Government Sites Back Up After Suspected Chinese Hacker Attacks

Web sites operated by the departments of Labor and Health and Human Services were working properly Sunday after being vandalized one day before by hackers who federal officials believe are from China.

A picture of Wang Wei, the Chinese pilot who was killed in a collision with a U.S. Navy spy plane April 1, was posted Saturday on Labor's Web site. Agency spokesman Stuart Roy compared the vandalism to graffiti: "You can lock up a store so the merchandise is safe," he said, "but you can't stop somebody running by with a can of spray paint."

Technicians had the site fixed within a couple of hours, Roy said, but on Sunday they were "still checking all the systems to make sure they weren't further penetrated."

Roy said the hackers were believed to be Chinese because of the content, including Chinese characters, they posted on the site.

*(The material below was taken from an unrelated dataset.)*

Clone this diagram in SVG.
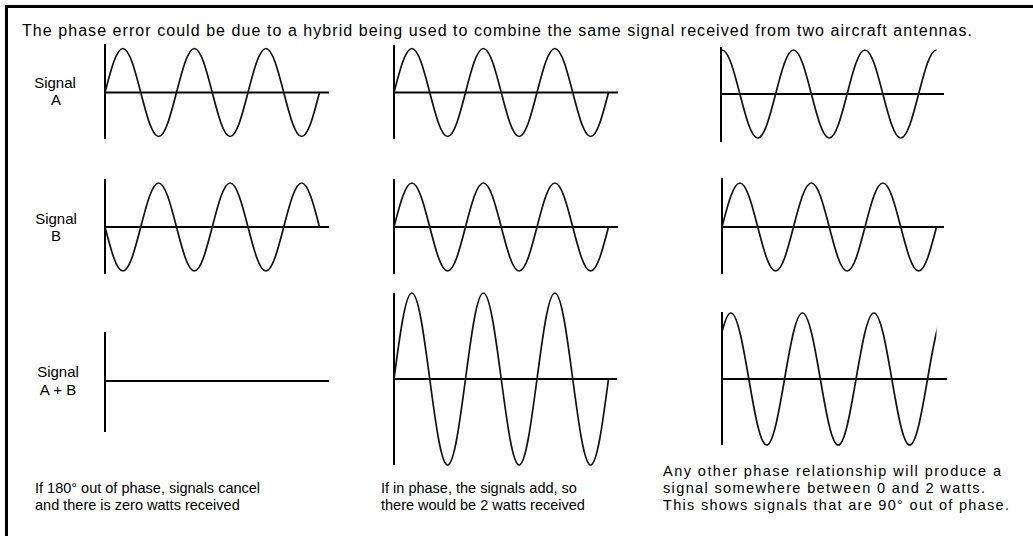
<svg xmlns="http://www.w3.org/2000/svg" xmlns:xlink="http://www.w3.org/1999/xlink" width="1033" height="536" viewBox="0 0 1033 536">
<style>
.ax{stroke:#000;stroke-width:2;fill:none}
.wv{stroke:#111;stroke-width:1.7;fill:none;stroke-linejoin:round}
.t{font-family:"Liberation Sans",Arial,sans-serif;font-size:16px;fill:#000}
.lb{font-family:"Liberation Sans",Arial,sans-serif;font-size:15px;fill:#000;text-anchor:middle}
.bt{font-family:"Liberation Sans",Arial,sans-serif;font-size:14.5px;fill:#000}
</style>
<defs>
<path id="sin44" class="wv" d="M0,0 c5.83,-22.54 11.41,-44 17.875,-44 c6.47,0 12.05,21.46 17.875,44 c5.83,22.54 11.41,44 17.875,44 c6.47,0 12.05,-21.46 17.875,-44 c5.83,-22.54 11.41,-44 17.875,-44 c6.470,0 12.05,21.46 17.875,44 c5.83,22.54 11.41,44 17.875,44 c6.47,0 12.05,-21.46 17.875,-44 c5.83,-22.54 11.41,-44 17.875,-44 c6.47,0 12.05,21.46 17.875,44 c5.83,22.54 11.41,44 17.875,44 c6.47,0 12.05,-21.46 17.875,-44"/>
<path id="cos44" class="wv" d="M0,-44 c6.47,0 12.05,21.46 17.875,44 c5.83,22.54 11.41,44 17.875,44 c6.47,0 12.05,-21.46 17.875,-44 c5.83,-22.54 11.41,-44 17.875,-44 c6.47,0 12.05,21.46 17.875,44 c5.83,22.54 11.41,44 17.875,44 c6.47,0 12.05,-21.46 17.875,-44 c5.83,-22.54 11.41,-44 17.875,-44 c6.47,0 12.05,21.46 17.875,44 c5.83,22.54 11.41,44 17.875,44 c6.47,0 12.05,-21.46 17.875,-44 c5.83,-22.54 11.41,-44 17.875,-44"/>
<path id="sin86" class="wv" d="M0,0 c5.83,-44.06 11.41,-86 17.875,-86 c6.47,0 12.05,41.94 17.875,86 c5.83,44.06 11.41,86 17.875,86 c6.47,0 12.05,-41.94 17.875,-86 c5.83,-44.06 11.41,-86 17.875,-86 c6.47,0 12.05,41.94 17.875,86 c5.83,44.06 11.41,86 17.875,86 c6.47,0 12.05,-41.94 17.875,-86 c5.83,-44.06 11.41,-86 17.875,-86 c6.47,0 12.05,41.94 17.875,86 c5.83,44.06 11.41,86 17.875,86 c6.47,0 12.05,-41.94 17.875,-86"/>
<path id="sin66" class="wv" d="M0,0 c5.83,-33.81 11.41,-66 17.875,-66 c6.47,0 12.05,32.19 17.875,66 c5.83,33.81 11.41,66 17.875,66 c6.47,0 12.05,-32.19 17.875,-66 c5.83,-33.81 11.41,-66 17.875,-66 c6.47,0 12.05,32.19 17.875,66 c5.83,33.81 11.41,66 17.875,66 c6.47,0 12.05,-32.19 17.875,-66 c5.83,-33.81 11.41,-66 17.875,-66 c6.47,0 12.05,32.19 17.875,66 c5.83,33.81 11.41,66 17.875,66 c6.47,0 12.05,-32.19 17.875,-66 c5.83,-33.81 11.41,-66 17.875,-66 c6.47,0 12.05,32.19 17.875,66"/>
<clipPath id="clip33"><rect x="722" y="300" width="214.5" height="160"/></clipPath>
</defs>
<rect x="0" y="0" width="1033" height="536" fill="#fff"/>
<g id="frame">
<line x1="5" y1="6.5" x2="1033" y2="6.5" stroke="#000" stroke-width="3"/>
<line x1="6.5" y1="5" x2="6.5" y2="536" stroke="#000" stroke-width="3"/>
</g>
<g id="title"><text class="t" x="22" y="36" textLength="950">The phase error could be due to a hybrid being used to combine the same signal received from two aircraft antennas.</text></g>
<g id="label-a"><text class="lb" x="55" y="88">Signal</text><text class="lb" x="56" y="105">A</text></g>
<g id="label-b"><text class="lb" x="56" y="224">Signal</text><text class="lb" x="56" y="241">B</text></g>
<g id="label-ab"><text class="lb" x="58" y="377">Signal</text><text class="lb" x="58" y="395">A + B</text></g>
<g id="panel-1a">
<path class="ax" d="M105,44V139M105,92.5H329"/>
<use xlink:href="#sin44" x="105" y="92.5"/>
</g>
<g id="panel-1b">
<path class="ax" d="M105,179V274M105,227H329"/>
<use xlink:href="#sin44" transform="translate(105,227) scale(1,-1)"/>
</g>
<g id="panel-1ab">
<path class="ax" d="M105,332V432M105,381H329"/>
</g>
<g id="panel-2a">
<path class="ax" d="M394,45V139M394,92.5H618"/>
<use xlink:href="#sin44" x="394" y="92.5"/>
</g>
<g id="panel-2b">
<path class="ax" d="M394,179V274M394,227H618"/>
<use xlink:href="#sin44" x="394" y="227"/>
</g>
<g id="panel-2ab">
<path class="ax" d="M394,293V465M394,379H617"/>
<use xlink:href="#sin86" x="394" y="379"/>
</g>
<g id="panel-3a">
<path class="ax" d="M721,47V142M721,94H944"/>
<use xlink:href="#cos44" x="722" y="94"/>
</g>
<g id="panel-3b">
<path class="ax" d="M722,178V274M722,227H944"/>
<use xlink:href="#sin44" x="722" y="227"/>
</g>
<g id="panel-3ab">
<path class="ax" d="M722,312V445M722,379H947"/>
<g clip-path="url(#clip33)"><use xlink:href="#sin66" x="713.06" y="379"/></g>
</g>
<g id="caption-1"><text class="bt" x="35" y="493">If 180° out of phase, signals cancel</text><text class="bt" x="35" y="510">and there is zero watts received</text></g>
<g id="caption-2"><text class="bt" x="381" y="493">If in phase, the signals add, so</text><text class="bt" x="381" y="510">there would be 2 watts received</text></g>
<g id="caption-3"><text class="bt" x="663" y="476" textLength="338">Any other phase relationship will produce a</text><text class="bt" x="663" y="493" textLength="322">signal somewhere between 0 and 2 watts.</text><text class="bt" x="663" y="510" textLength="346">This shows signals that are 90° out of phase.</text></g>
</svg>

HHS spokesman Bill Hall said a picture of Wang was placed Saturday on that agency's site. The surgeon general's site was disabled entirely.

HHS technicians added extra protections to the site's Web pages before putting them back online a few hours later, he said. "Our sites are as protected as we can make them," Hall said, "but you can never guarantee anything."

The FBI and the Federal Computer Incident Response Center are investigating Saturday's attacks, Roy said.

American hackers have vandalized scores of Chinese Web sites since the spy plane collision. Last week, the computer security firms Vigilinx and Symantec warned clients of possible retaliatory attacks by hackers from China around May 1, International Workers Day.